Tuesday, January 13, 2009

I'm still alive, no really, I am, promise!

OK, so I'm a bad, bad updater. For a long while, life was uber-busy. After that, I managed to knock all the sense out of my brain - literally. Post concussive disorder is not a happy, shiney, fun thing. I still can't see well enough to read without my eyes about an inch from the text, and even then it's no more than 15 minutes or so at a time. As such, I'm disclaiming any typos right now, if Firefox doesn't make it a brilliant shade of scarlet, I don't know they exist.

I wasn't planning on updating again until I could see/read on a regular basis, but I can't seem to get this thought path out of my head, so I'm hoping that blogging about it might help a bit. The little bit of daily reading I've been able to do has been focused on only a small number of my favorite blogs, and I've slowly been catching up on them over the last few weeks. It seems that post-election, hate crimes are climbing at an astonishing rate. I'm wondering if there's an actual causation effect from some of our elections, or if it's merely a correlational coincidence.

Obama won the presidency, and I for one was excited about that. However, it seems there is a large group of Americans who didn't share my opinion. No problem, that happens every November. I don't think there's ever been a unanamous vote for an elected office. That's part of life, sometimes your side wins, sometimes it doesn't. Most of the time, though, people are good sports. When we lose, we mourn. Then we pick ourselves up, dust ourselves off, and get back to the work of trying to change things for the next time around. Unfortunately, there's always a small group who seems heartset on ruining it for everyone. It seems that some people are truely terrified about the idea of a black man being the president. They are so terrified that they are willing to take it out on any black person whom they encounter. I've read countless stories of name-calling, harrassment, altercations, beatings, and over New Year's with the highly publicized (and rightly so) brutally senseless slaying of Oscar Grant.

It's not just race that has hatred and vitriol boiling over, though. It's not just the losers who seem to be sore. Proposition 8 passed in the state of California this November. The "Defense of Marriage" act is now a part of their state's constitution. Perhaps some voters there took that "win" as an edict from God or other that their side must now empiracally be right. The number of hate crimes against gays, lesbians, and transexuals has risen drastically. There have been taunts, harrassment, bashings, rapes, all bred again from fear and hatred of that which is different from the "norm".

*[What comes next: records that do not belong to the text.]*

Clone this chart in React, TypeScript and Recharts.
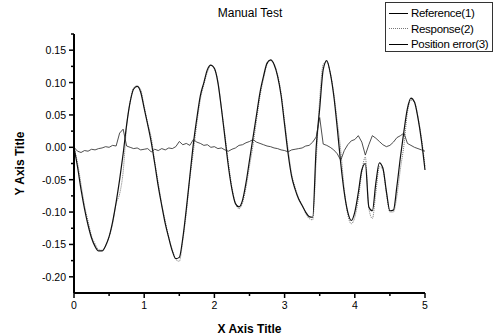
import { LineChart, Line, XAxis, YAxis, Label } from 'recharts';

const X_VALUES = [
  0, 0.05, 0.1, 0.15, 0.2, 0.25, 0.3, 0.35, 0.4, 0.45, 0.5, 0.55, 0.6, 0.65, 0.7, 0.75, 0.8, 0.85, 0.9, 0.95,
  1, 1.05, 1.1, 1.15, 1.2, 1.25, 1.3, 1.35, 1.4, 1.45, 1.5, 1.55, 1.6, 1.65, 1.7, 1.75, 1.8, 1.85, 1.9, 1.95,
  2, 2.05, 2.1, 2.15, 2.2, 2.25, 2.3, 2.35, 2.4, 2.45, 2.5, 2.55, 2.6, 2.65, 2.7, 2.75, 2.8, 2.85, 2.9, 2.95,
  3, 3.05, 3.1, 3.15, 3.2, 3.25, 3.3, 3.35, 3.4, 3.45, 3.5, 3.55, 3.6, 3.65, 3.7, 3.75, 3.8, 3.85, 3.9, 3.95,
  4, 4.05, 4.1, 4.15, 4.2, 4.25, 4.3, 4.35, 4.4, 4.45, 4.5, 4.55, 4.6, 4.65, 4.7, 4.75, 4.8, 4.85, 4.9, 4.95,
  5,
];

const REFERENCE = [
  0, -0.03, -0.065, -0.095, -0.12, -0.14, -0.153, -0.16, -0.16, -0.152, -0.138, -0.115, -0.085, -0.05, -0.01, 0.035, 0.07, 0.09, 0.094, 0.085,
  0.06, 0.035, 0.008, -0.025, -0.06, -0.09, -0.118, -0.14, -0.16, -0.172, -0.17, -0.14, -0.095, -0.045, 0.005, 0.045, 0.08, 0.1, 0.12, 0.127,
  0.122, 0.1, 0.06, 0.015, -0.03, -0.065, -0.087, -0.092, -0.082, -0.055, -0.02, 0.015, 0.05, 0.085, 0.11, 0.13, 0.135, 0.128, 0.11, 0.08,
  0.035, -0.01, -0.045, -0.065, -0.08, -0.09, -0.1, -0.107, -0.108, 0.0, 0.06, 0.12, 0.134, 0.115, 0.08, 0.03, -0.025, -0.07, -0.1, -0.113,
  -0.1, -0.07, -0.035, -0.025, -0.092, -0.098, -0.055, -0.024, -0.032, -0.068, -0.098, -0.097, -0.06, -0.015, 0.025, 0.06, 0.076, 0.07, 0.045, 0.01,
  -0.035,
];

const RESPONSE = [
  0, -0.024, -0.057, -0.09, -0.114, -0.137, -0.149, -0.158, -0.159, -0.153, -0.138, -0.118, -0.087, -0.072, -0.038, 0.033, 0.07, 0.092, 0.095, 0.089,
  0.063, 0.037, 0.015, -0.022, -0.055, -0.088, -0.114, -0.139, -0.158, -0.173, -0.176, -0.144, -0.101, -0.048, -0.007, 0.037, 0.074, 0.097, 0.116, 0.127,
  0.121, 0.102, 0.061, 0.019, -0.024, -0.062, -0.086, -0.095, -0.086, -0.062, -0.029, 0.003, 0.042, 0.079, 0.106, 0.128, 0.134, 0.129, 0.112, 0.084,
  0.04, -0.003, -0.041, -0.062, -0.078, -0.089, -0.102, -0.11, -0.112, -0.02, 0.075, 0.128, 0.132, 0.115, 0.084, 0.04, -0.005, -0.065, -0.104, -0.118,
  -0.108, -0.08, -0.038, -0.015, -0.094, -0.11, -0.07, -0.03, -0.034, -0.071, -0.1, -0.1, -0.075, -0.033, 0.003, 0.054, 0.073, 0.07, 0.047, 0.014,
  -0.029,
];

const POSITION_ERROR = [
  0, -0.006, -0.008, -0.005, -0.006, -0.003, -0.004, -0.002, -0.001, 0.001, 0, 0.003, 0.002, 0.022, 0.028, 0.002, 0, -0.002, -0.001, -0.004,
  -0.003, -0.002, -0.007, -0.003, -0.005, -0.002, -0.004, -0.001, -0.002, 0.001, 0.009, 0.004, 0.006, 0.003, 0.012, 0.008, 0.006, 0.003, 0.004, 0,
  0.001, -0.002, -0.001, -0.004, -0.006, -0.003, -0.001, 0.003, 0.004, 0.007, 0.009, 0.012, 0.008, 0.006, 0.004, 0.002, 0.001, -0.001, -0.002, -0.004,
  -0.005, -0.007, -0.004, -0.003, -0.002, -0.001, 0.002, 0.003, 0.008, 0.016, 0.046, 0.005, 0.003, 0, -0.004, -0.01, -0.02, -0.005, 0.004, 0.01,
  0.012, 0.018, 0.008, -0.012, 0.004, 0.018, 0.014, 0.009, 0.004, 0.001, 0.003, 0.008, 0.015, 0.018, 0.022, 0.006, 0.003, 0, -0.002, -0.004,
  -0.006,
];

const X_TICKS = [0, 0.5, 1, 1.5, 2, 2.5, 3, 3.5, 4, 4.5, 5];
const Y_TICKS = [-0.2, -0.175, -0.15, -0.125, -0.1, -0.075, -0.05, -0.025, 0, 0.025, 0.05, 0.075, 0.1, 0.125, 0.15, 0.175];
const LEGEND = ['Reference(1)', 'Response(2)', 'Position error(3)'];

const FONT = '"Liberation Sans", Arial, sans-serif';
const PLOT_LEFT = 74;
const PLOT_BOTTOM = 293;

const data = X_VALUES.map((x, i) => ({
  x,
  ref: REFERENCE[i],
  resp: RESPONSE[i],
  err: POSITION_ERROR[i],
}));

const isMajor = (v: number, step: number) => Math.abs(v / step - Math.round(v / step)) < 1e-6;

function YTick({ y, payload }: any) {
  const v = payload.value;
  const major = isMajor(v, 0.05);
  return (
    <g>
      <line x1={PLOT_LEFT - (major ? 5 : 3)} x2={PLOT_LEFT} y1={y} y2={y} stroke="#000" strokeWidth={1.5} />
      {major && (
        <text x={PLOT_LEFT - 8} y={y} dy={4} textAnchor="end" fontSize={10.5} fontFamily={FONT} fill="#000">
          {v.toFixed(2)}
        </text>
      )}
    </g>
  );
}

function XTick({ x, payload }: any) {
  const v = payload.value;
  const major = isMajor(v, 1);
  return (
    <g>
      <line x1={x} x2={x} y1={PLOT_BOTTOM} y2={PLOT_BOTTOM + (major ? 5 : 3)} stroke="#000" strokeWidth={1.5} />
      {major && (
        <text x={x} y={PLOT_BOTTOM + 16} textAnchor="middle" fontSize={10.5} fontFamily={FONT} fill="#000">
          {v}
        </text>
      )}
    </g>
  );
}

export default function App() {
  return (
    <div style={{ position: 'fixed', left: 0, top: 0, width: 493, height: 335, background: '#fff', fontFamily: FONT }}>
      <div style={{ position: 'absolute', left: 200, width: 100, top: 6, textAlign: 'center', fontSize: 12 }}>Manual Test</div>
      <div
        style={{
          position: 'absolute', left: 385, top: 2, width: 106, height: 48,
          border: '1px solid #333', background: '#fff', zIndex: 2,
        }}
      >
        {LEGEND.map((name, i) => (
          <div key={name} style={{ position: 'absolute', left: 3, top: 3 + i * 15.5, height: 14, display: 'flex', alignItems: 'center' }}>
            <div
              style={{
                width: 19,
                borderTop: i === 1 ? '1px dotted #777' : '1px solid #000',
                marginRight: 3,
              }}
            />
            <span style={{ fontSize: 11.5, letterSpacing: -0.3, whiteSpace: 'nowrap', color: '#000' }}>{name}</span>
          </div>
        ))}
      </div>
      <LineChart width={493} height={335} data={data} margin={{ top: 34, right: 68, left: 0, bottom: 0 }}>
        <XAxis
          dataKey="x"
          type="number"
          domain={[0, 5]}
          ticks={X_TICKS}
          interval={0}
          height={42}
          tickLine={false}
          axisLine={{ stroke: '#000', strokeWidth: 2 }}
          tick={<XTick />}
        >
          <Label value="X Axis Title" position="insideBottom" offset={2} fontSize={12} fontWeight="bold" fontFamily={FONT} fill="#000" />
        </XAxis>
        <YAxis
          type="number"
          domain={[-0.225, 0.175]}
          ticks={Y_TICKS}
          interval={0}
          width={74}
          tickLine={false}
          axisLine={{ stroke: '#000', strokeWidth: 2 }}
          tick={<YTick />}
          allowDataOverflow
        >
          <Label value="Y Axis Title" angle={-90} position="insideLeft" offset={20} fontSize={12} fontWeight="bold" fontFamily={FONT} fill="#000" style={{ textAnchor: 'middle' }} />
        </YAxis>
        <Line dataKey="resp" type="monotone" stroke="#777" strokeWidth={1} strokeDasharray="1 1" dot={false} isAnimationActive={false} />
        <Line dataKey="ref" type="monotone" stroke="#111" strokeWidth={1.2} dot={false} isAnimationActive={false} />
        <Line dataKey="err" type="linear" stroke="#222" strokeWidth={0.8} dot={false} isAnimationActive={false} />
      </LineChart>
    </div>
  );
}
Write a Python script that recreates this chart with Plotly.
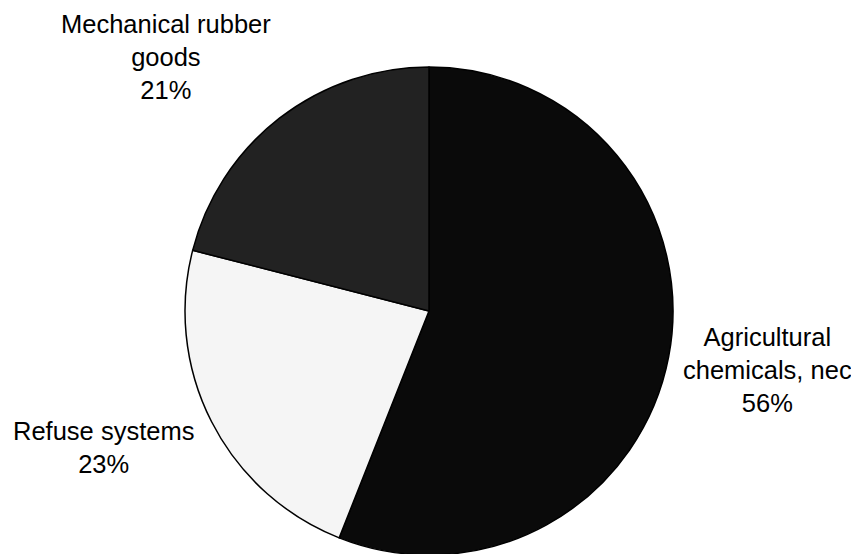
import plotly.graph_objects as go

categories = ["Agricultural<br>chemicals, nec", "Refuse systems", "Mechanical rubber<br>goods"]
values = [56, 23, 21]
colors = ["#0a0a0a", "#f5f5f5", "#222222"]

W, H = 859, 554
OFF = 8  # page body margin
label_pos = [(767 - OFF, 370 - OFF), (103 - OFF, 447 - OFF), (166 - OFF, 57 - OFF)]

cx, cy, r = 429 - OFF, 311 - OFF, 244

fig = go.Figure(go.Pie(
    labels=categories,
    values=values,
    sort=False,
    direction="clockwise",
    rotation=0,
    textinfo="none",
    hoverinfo="label+percent",
    marker=dict(colors=colors, line=dict(color="#000000", width=1.5)),
    domain=dict(x=[(cx - r) / W, (cx + r) / W], y=[1 - (cy + r) / H, 1 - (cy - r) / H]),
    showlegend=False,
))

total = sum(values)
for cat, val, (px, py) in zip(categories, values, label_pos):
    fig.add_annotation(
        x=px / W, y=1 - py / H, xref="paper", yref="paper",
        text=f"{cat}<br>{round(100 * val / total)}%",
        showarrow=False, xanchor="center", yanchor="middle",
        font=dict(family="Liberation Sans, Arial, sans-serif", size=25.5, color="#000000"),
    )

fig.update_layout(
    width=W, height=H,
    margin=dict(l=0, r=0, t=0, b=0),
    paper_bgcolor="#ffffff",
    plot_bgcolor="#ffffff",
)

fig.write_html("out.html")
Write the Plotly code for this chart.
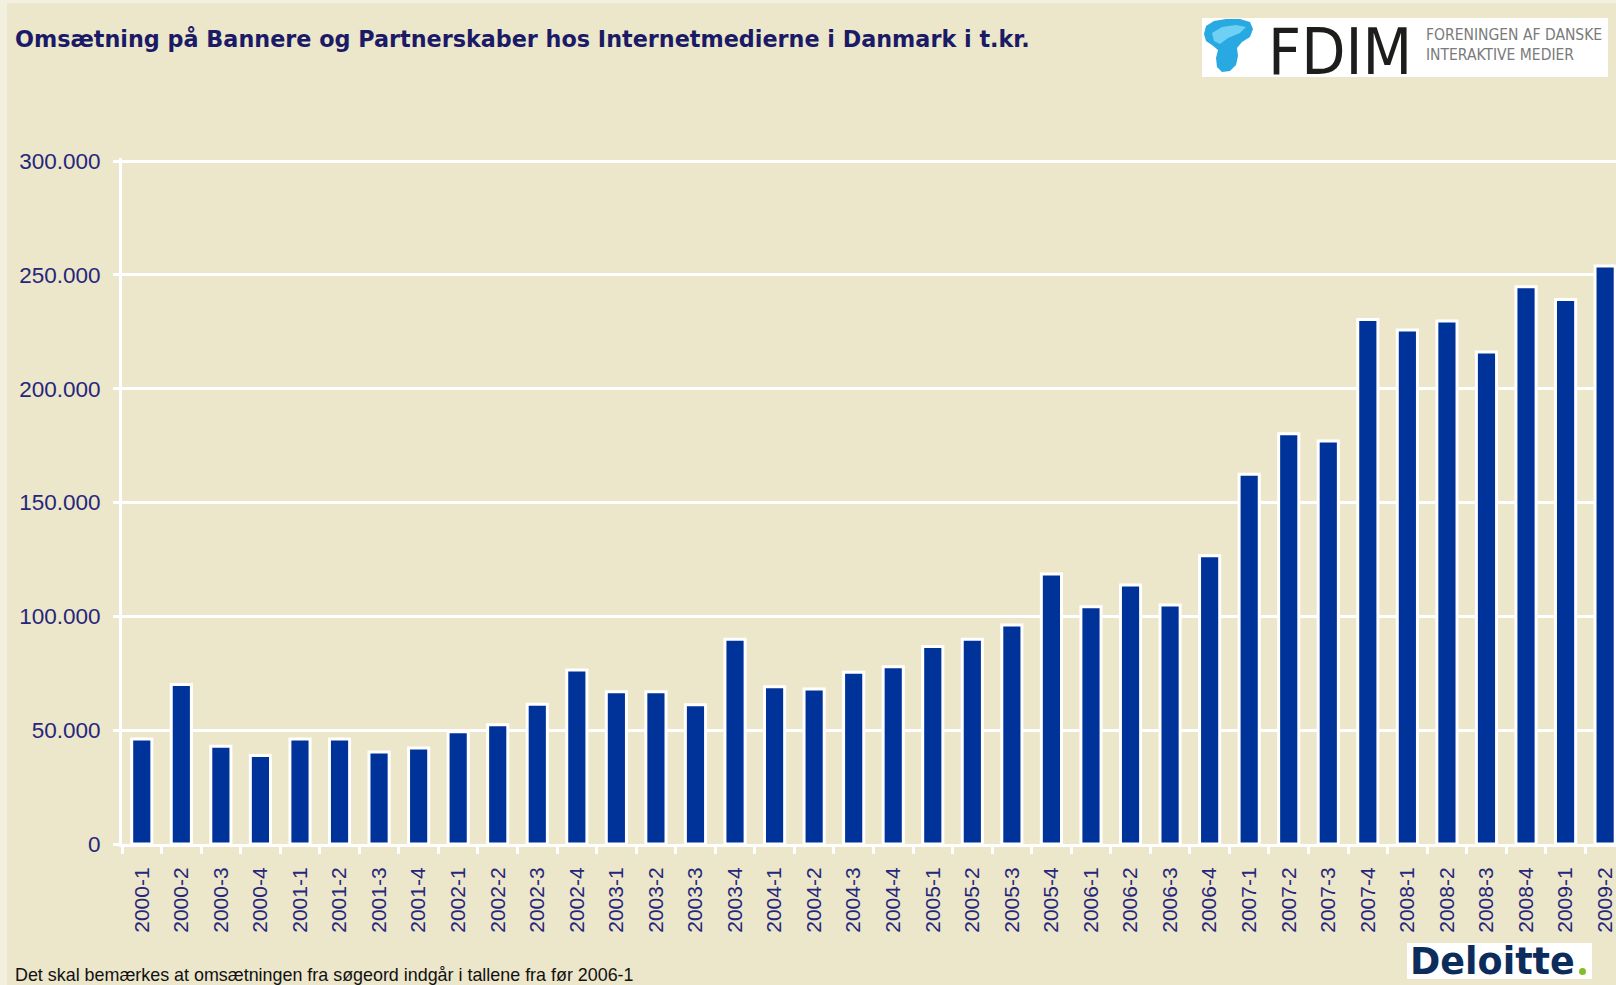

Yes, I know, none of this is new. These things have been going on for years. Why am I suddenly fixated now? I think it's a conglomeration of events which all happened to coincide at the same time. I've never really been what most would consider an activist. Yes, I'll sign a petition or write a legislator. I've silently stood in participation of a few protests in my time. However, I've never canvassed door-to-door. I've never organized or spoken to the crowd for a protest. I've never gone very far physically out of my comfort zone in support of what is right. Maybe that makes me part of the problem... After all, the only thing that is required for evil to prevail is for good men (and women) to stand quietly and watch. However, despite my not being what I would consider an activist, I have always tried to be and advocate. I try to speak up for human rights, I try to at least verbally and in my personal actions stand up for the oppressed, mistreated, and persecuted.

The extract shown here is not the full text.